The British Museum says there is "compelling" evidence that four drawings in its collection were looted by Nazis around the time of World War II.

The artworks - thought to be worth hundreds of thousands of pounds - are said to have been stolen between 1935 and 1945 from a collection owned by Dr Arthur Feldmann, of Brno, in the Czech Republic.

Dr Feldmann's collection of 750 drawings was seized by the Gestapo after the German invasion of Czechoslovakia in 1939.

He was imprisoned and sentenced to death, but died as a result of ill-treatment in 1941, while his wife was killed at the Auschwitz concentration camp.

A panel was set up by the government last year to investigate claims by former owners and their families relating to looting by the Germans.

The museum's trustees described the claim as "detailed and compelling".
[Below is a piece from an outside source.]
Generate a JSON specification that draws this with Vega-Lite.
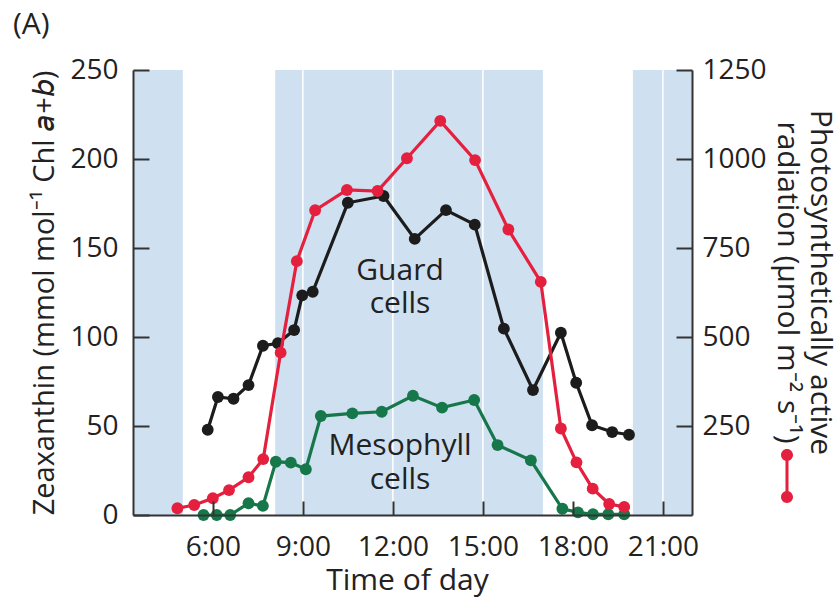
{
  "$schema": "https://vega.github.io/schema/vega-lite/v6.json",
  "width": 559,
  "height": 445,
  "autosize": {"type": "none"},
  "padding": {"left": 133, "top": 70, "right": 148, "bottom": 84},
  "background": "white",
  "config": {
    "view": {"stroke": null},
    "font": "Open Sans",
    "axis": {
      "labelFont": "Open Sans",
      "titleFont": "Open Sans",
      "labelFontSize": 28,
      "titleFontSize": 30,
      "titleFontWeight": "normal",
      "labelColor": "#222222",
      "titleColor": "#222222",
      "domainColor": "#333333",
      "tickColor": "#333333",
      "domainWidth": 2,
      "tickWidth": 2,
      "grid": false
    }
  },
  "title": {
    "text": "(A)",
    "anchor": "start",
    "frame": "bounds",
    "font": "Open Sans",
    "fontSize": 30,
    "fontWeight": "normal",
    "color": "#222222",
    "dx": -18,
    "offset": 16
  },
  "datasets": {
    "bands": [
      {"start": 3.34, "end": 5.0},
      {"start": 8.08, "end": 17.0},
      {"start": 20.0, "end": 21.97}
    ],
    "grid": [
      {"hour": 6}, {"hour": 9}, {"hour": 12}, {"hour": 15}, {"hour": 18}, {"hour": 21}
    ],
    "guard": [
      {"hour": 5.83, "value": 47.9},
      {"hour": 6.17, "value": 66.3},
      {"hour": 6.69, "value": 65.3},
      {"hour": 7.19, "value": 73.0},
      {"hour": 7.67, "value": 95.1},
      {"hour": 8.17, "value": 96.5},
      {"hour": 8.71, "value": 103.9},
      {"hour": 8.98, "value": 123.4},
      {"hour": 9.33, "value": 125.4},
      {"hour": 10.5, "value": 175.4},
      {"hour": 11.69, "value": 179.2},
      {"hour": 12.73, "value": 155.1},
      {"hour": 13.77, "value": 171.3},
      {"hour": 14.73, "value": 163.1},
      {"hour": 15.7, "value": 104.7},
      {"hour": 16.67, "value": 70.2},
      {"hour": 17.6, "value": 102.4},
      {"hour": 18.11, "value": 74.3},
      {"hour": 18.64, "value": 50.4},
      {"hour": 19.31, "value": 46.6},
      {"hour": 19.87, "value": 45.1}
    ],
    "mesophyll": [
      {"hour": 5.69, "value": 0},
      {"hour": 6.13, "value": 0},
      {"hour": 6.58, "value": 0},
      {"hour": 7.19, "value": 6.6},
      {"hour": 7.67, "value": 5.1},
      {"hour": 8.1, "value": 29.9},
      {"hour": 8.6, "value": 29.4},
      {"hour": 9.1, "value": 25.7},
      {"hour": 9.6, "value": 55.6},
      {"hour": 10.65, "value": 57.1},
      {"hour": 11.63, "value": 58.0},
      {"hour": 12.67, "value": 67.0},
      {"hour": 13.64, "value": 60.3},
      {"hour": 14.71, "value": 64.6},
      {"hour": 15.49, "value": 39.3},
      {"hour": 16.6, "value": 30.7},
      {"hour": 17.65, "value": 3.5},
      {"hour": 18.17, "value": 1.5},
      {"hour": 18.67, "value": 0.4},
      {"hour": 19.18, "value": 0.4},
      {"hour": 19.71, "value": 0.4}
    ],
    "par": [
      {"hour": 4.82, "par": 19},
      {"hour": 5.38, "par": 28},
      {"hour": 6.0, "par": 47},
      {"hour": 6.54, "par": 70},
      {"hour": 7.19, "par": 106},
      {"hour": 7.68, "par": 157},
      {"hour": 8.26, "par": 456},
      {"hour": 8.8, "par": 713},
      {"hour": 9.41, "par": 856},
      {"hour": 10.47, "par": 913},
      {"hour": 11.49, "par": 910},
      {"hour": 12.47, "par": 1002},
      {"hour": 13.58, "par": 1107},
      {"hour": 14.74, "par": 997},
      {"hour": 15.85, "par": 802},
      {"hour": 16.93, "par": 655},
      {"hour": 17.6, "par": 243},
      {"hour": 18.12, "par": 148},
      {"hour": 18.66, "par": 74},
      {"hour": 19.21, "par": 31},
      {"hour": 19.71, "par": 23}
    ],
    "labels": [
      {"hour": 12.24, "value": 137.1, "text": "Guard"},
      {"hour": 12.24, "value": 118.5, "text": "cells"},
      {"hour": 12.24, "value": 38.8, "text": "Mesophyll"},
      {"hour": 12.24, "value": 19.7, "text": "cells"}
    ]
  },
  "layer": [
    {
      "data": {"name": "bands"},
      "mark": {"type": "rect", "color": "#cfe0f1"},
      "encoding": {
        "x": {
          "field": "start",
          "type": "quantitative",
          "title": "Time of day",
          "scale": {"domain": [3.34, 21.97], "nice": false, "zero": false},
          "axis": {
            "values": [6, 9, 12, 15, 18, 21],
            "labelExpr": "datum.value + ':00'",
            "tickSize": -14,
            "labelPadding": 32,
            "titlePadding": 4,
            "titleX": 274,
            "labelFlush": false,
            "zindex": 1
          }
        },
        "x2": {"field": "end"}
      }
    },
    {
      "data": {"name": "grid"},
      "mark": {"type": "rule", "color": "white", "strokeWidth": 1.5},
      "encoding": {
        "x": {"field": "hour", "type": "quantitative", "title": "Time of day"}
      }
    },
    {
      "layer": [
        {
          "data": {"name": "mesophyll"},
          "mark": {"type": "line", "color": "#16784a", "strokeWidth": 3.2},
          "encoding": {
            "x": {"field": "hour", "type": "quantitative", "title": "Time of day"},
            "y": {
              "field": "value",
              "type": "quantitative",
              "title": "Zeaxanthin (mmol mol⁻¹ Chl 𝘢+𝘣)",
              "scale": {"domain": [0, 250], "nice": false},
              "axis": {
                "orient": "left",
                "values": [0, 50, 100, 150, 200, 250],
                "tickSize": -16,
                "labelPadding": 31,
                "titlePadding": 10,
                "titleFontSize": 29,
                "zindex": 1
              }
            }
          }
        },
        {
          "data": {"name": "mesophyll"},
          "mark": {"type": "point", "filled": true, "opacity": 1, "color": "#16784a", "size": 140},
          "encoding": {
            "x": {"field": "hour", "type": "quantitative", "title": "Time of day"},
            "y": {"field": "value", "type": "quantitative"}
          }
        },
        {
          "data": {"name": "guard"},
          "mark": {"type": "line", "color": "#1c1c1c", "strokeWidth": 3.2},
          "encoding": {
            "x": {"field": "hour", "type": "quantitative", "title": "Time of day"},
            "y": {"field": "value", "type": "quantitative"}
          }
        },
        {
          "data": {"name": "guard"},
          "mark": {"type": "point", "filled": true, "opacity": 1, "color": "#1c1c1c", "size": 140},
          "encoding": {
            "x": {"field": "hour", "type": "quantitative", "title": "Time of day"},
            "y": {"field": "value", "type": "quantitative"}
          }
        },
        {
          "data": {"name": "labels"},
          "mark": {"type": "text", "font": "Open Sans", "fontSize": 30, "color": "#222222", "align": "center", "baseline": "middle"},
          "encoding": {
            "x": {"field": "hour", "type": "quantitative", "title": "Time of day"},
            "y": {"field": "value", "type": "quantitative"},
            "text": {"field": "text"}
          }
        }
      ]
    },
    {
      "layer": [
        {
          "data": {"name": "par"},
          "mark": {"type": "line", "color": "#e4203e", "strokeWidth": 3.2},
          "encoding": {
            "x": {"field": "hour", "type": "quantitative", "title": "Time of day"},
            "y": {
              "field": "par",
              "type": "quantitative",
              "title": ["Photosynthetically active", "radiation (µmol m⁻² s⁻¹)"],
              "scale": {"domain": [0, 1250], "nice": false},
              "axis": {
                "orient": "right",
                "values": [250, 500, 750, 1000, 1250],
                "format": "d",
                "tickSize": -16,
                "labelPadding": 26,
                "titleAngle": 90,
                "titlePadding": 5,
                "titleY": 212,
                "titleLineHeight": 33,
                "zindex": 1
              }
            }
          }
        },
        {
          "data": {"name": "par"},
          "mark": {"type": "point", "filled": true, "opacity": 1, "size": 140},
          "encoding": {
            "x": {"field": "hour", "type": "quantitative", "title": "Time of day"},
            "y": {"field": "par", "type": "quantitative"},
            "color": {
              "datum": "PAR",
              "scale": {"range": ["#e4203e"]},
              "legend": {
                "orient": "none",
                "legendX": 627,
                "legendY": 379,
                "title": null,
                "labelExpr": "''",
                "padding": 0,
                "symbolType": "M0,-1A0.222,0.222,0,1,1,0,-0.556A0.222,0.222,0,1,1,0,-1Z M0,0.556A0.222,0.222,0,1,1,0,1A0.222,0.222,0,1,1,0,0.556Z M-0.056,-0.6L0.056,-0.6L0.056,0.6L-0.056,0.6Z",
                "symbolSize": 2916,
                "symbolStrokeWidth": 0,
                "symbolOpacity": 1
              }
            }
          }
        }
      ]
    }
  ],
  "resolve": {"scale": {"y": "independent"}, "axis": {"y": "independent"}}
}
"The atrocities committed during 1933-45 represent a distinct and especially brutal period of modern history," the museum trustees said, expressing their sympathy with the claims made by victims of the Nazi regime.

'Delighted'

The Commission for Looted Art in Europe's co-chair Anne Webber said: "We are delighted the British Museum has unreservedly accepted that the claim is well-founded and that these works were looted."

"It means a huge amount to Dr Feldmann's family; that an institution like the British Museum has acknowledged what happened to them and the family collection, which is something the family is so proud of," she said.

Unnamed descendants of the family are pursuing their claim through the commission.

The drawings in question are from the 16th to 18th Centuries. They are:

• Niccolo dell'Abbate's Holy Family
• Martin Johann Schmidt's Madonna and Child
• St Dorothy with the Christ Child by a follower of Martin Schongauer
• An Allegory on Poetic Inspiration with Mercury and Apollo by Nicholas Blakey

Three of the drawings were bought on behalf of the British Museum at a sale at Sotheby's in London in 1946, with the fourth coming through a bequest.

The museum could either keep the works, give them up, or pay compensation.

Dr Carol Homden, from the British Museum, stressed there was still some way to go before the matter was fully resolved.

"The museum has made the statement that the trustees have acknowledged the claim but we have not yet gone through the process of determining the appropriate action."